**Dataset section:**
● ● ● ● ●
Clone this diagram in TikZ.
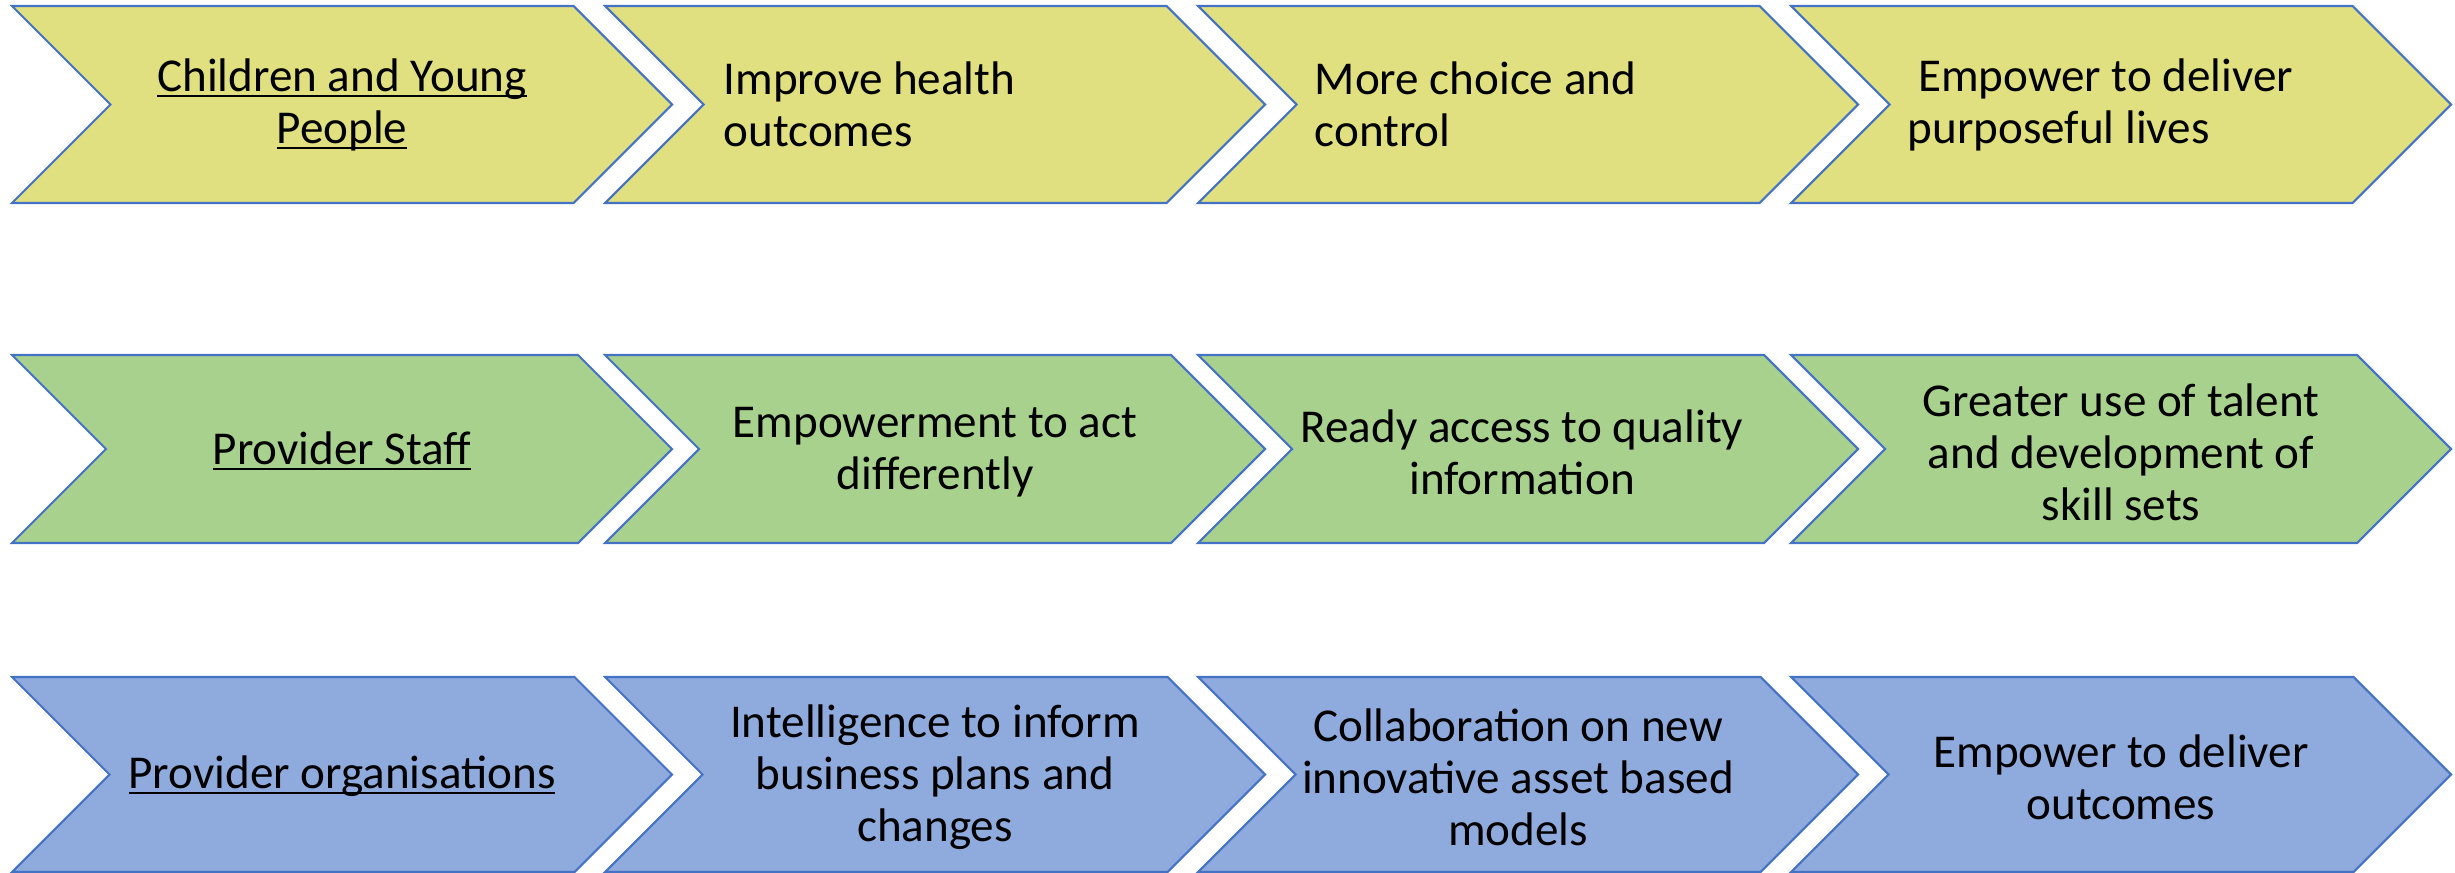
\documentclass[tikz,border=0pt]{standalone}
\usepackage{fontspec}
\setmainfont{Carlito}
\newcommand{\uln}[1]{\setbox0\hbox{#1}\rlap{\rule[-1.7pt]{\wd0}{0.6pt}}\box0}
\definecolor{yellowfill}{HTML}{E0E080}
\definecolor{greenfill}{HTML}{A9D18E}
\definecolor{bluefill}{HTML}{8FAADC}
\definecolor{edgeblue}{HTML}{4472C4}

\begin{document}
\begin{tikzpicture}[x=0.01cm,y=-0.01cm,
  chev/.style={draw=edgeblue, line width=0.6pt, line join=miter},
  txt/.style={font=\fontsize{13.4}{14.8}\selectfont, align=center, inner sep=0pt},
  ltxt/.style={txt, align=left, anchor=west}]
\useasboundingbox (0,0) rectangle (2455,873);

% three rows of four chevrons
\foreach \ya/\yb/\col in {6/203/yellowfill, 355/543/greenfill, 677/872/bluefill}
\foreach \k in {0,1,2,3}
{
\pgfmathsetmacro{\lft}{12+593*\k}
\pgfmathsetmacro{\dep}{(\yb-\ya)/2}
\pgfmathsetmacro{\ym}{(\ya+\yb)/2}
\draw[chev, fill=\col] (\lft,\ya) -- (\lft+660-\dep,\ya) -- (\lft+660,\ym)
  -- (\lft+660-\dep,\yb) -- (\lft,\yb) -- (\lft+\dep,\ym) -- cycle;
}

% row 1
\node[txt] (cyp) at (342,104.5) {\uln{Children and Young}\\\uln{People}};
\node[ltxt] (health) at (723,104.5) {Improve health\\outcomes};
\node[ltxt] (choice) at (1314,104.5) {More choice and\\control};
\node[ltxt] (lives) at (1907,104.5) {\hspace*{.22em}Empower to deliver\\purposeful lives};

% row 2
\node[txt] (staff) at (342,451) {\uln{Provider Staff}};
\node[txt] (act) at (935,452) {Empowerment to act\\differently};
\node[txt] (info) at (1522,452) {Ready access to quality\\information};
\node[txt] (talent) at (2121,452) {Greater use of talent\\and development of\\skill sets};

% row 3
\node[txt] (orgs) at (342,776) {\uln{Provider organisations}};
\node[txt] (intel) at (935,777) {Intelligence to inform\\business plans and\\changes};
\node[txt] (collab) at (1518,777) {Collaboration on new\\innovative asset based\\models};
\node[txt] (deliver) at (2121,777) {Empower to deliver\\outcomes};
\end{tikzpicture}
\end{document}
● ● ● ● ●
**Stated problem:** Copy each line above precisely, dropping the pictures.

**Output:**
Clone this diagram in TikZ.
\documentclass[tikz,border=0pt]{standalone}
\usepackage{fontspec}
\setmainfont{Carlito}
\newcommand{\uln}[1]{\setbox0\hbox{#1}\rlap{\rule[-1.7pt]{\wd0}{0.6pt}}\box0}
\definecolor{yellowfill}{HTML}{E0E080}
\definecolor{greenfill}{HTML}{A9D18E}
\definecolor{bluefill}{HTML}{8FAADC}
\definecolor{edgeblue}{HTML}{4472C4}

\begin{document}
\begin{tikzpicture}[x=0.01cm,y=-0.01cm,
  chev/.style={draw=edgeblue, line width=0.6pt, line join=miter},
  txt/.style={font=\fontsize{13.4}{14.8}\selectfont, align=center, inner sep=0pt},
  ltxt/.style={txt, align=left, anchor=west}]
\useasboundingbox (0,0) rectangle (2455,873);

% three rows of four chevrons
\foreach \ya/\yb/\col in {6/203/yellowfill, 355/543/greenfill, 677/872/bluefill}
\foreach \k in {0,1,2,3}
{
\pgfmathsetmacro{\lft}{12+593*\k}
\pgfmathsetmacro{\dep}{(\yb-\ya)/2}
\pgfmathsetmacro{\ym}{(\ya+\yb)/2}
\draw[chev, fill=\col] (\lft,\ya) -- (\lft+660-\dep,\ya) -- (\lft+660,\ym)
  -- (\lft+660-\dep,\yb) -- (\lft,\yb) -- (\lft+\dep,\ym) -- cycle;
}

% row 1
\node[txt] (cyp) at (342,104.5) {\uln{Children and Young}\\\uln{People}};
\node[ltxt] (health) at (723,104.5) {Improve health\\outcomes};
\node[ltxt] (choice) at (1314,104.5) {More choice and\\control};
\node[ltxt] (lives) at (1907,104.5) {\hspace*{.22em}Empower to deliver\\purposeful lives};

% row 2
\node[txt] (staff) at (342,451) {\uln{Provider Staff}};
\node[txt] (act) at (935,452) {Empowerment to act\\differently};
\node[txt] (info) at (1522,452) {Ready access to quality\\information};
\node[txt] (talent) at (2121,452) {Greater use of talent\\and development of\\skill sets};

% row 3
\node[txt] (orgs) at (342,776) {\uln{Provider organisations}};
\node[txt] (intel) at (935,777) {Intelligence to inform\\business plans and\\changes};
\node[txt] (collab) at (1518,777) {Collaboration on new\\innovative asset based\\models};
\node[txt] (deliver) at (2121,777) {Empower to deliver\\outcomes};
\end{tikzpicture}
\end{document}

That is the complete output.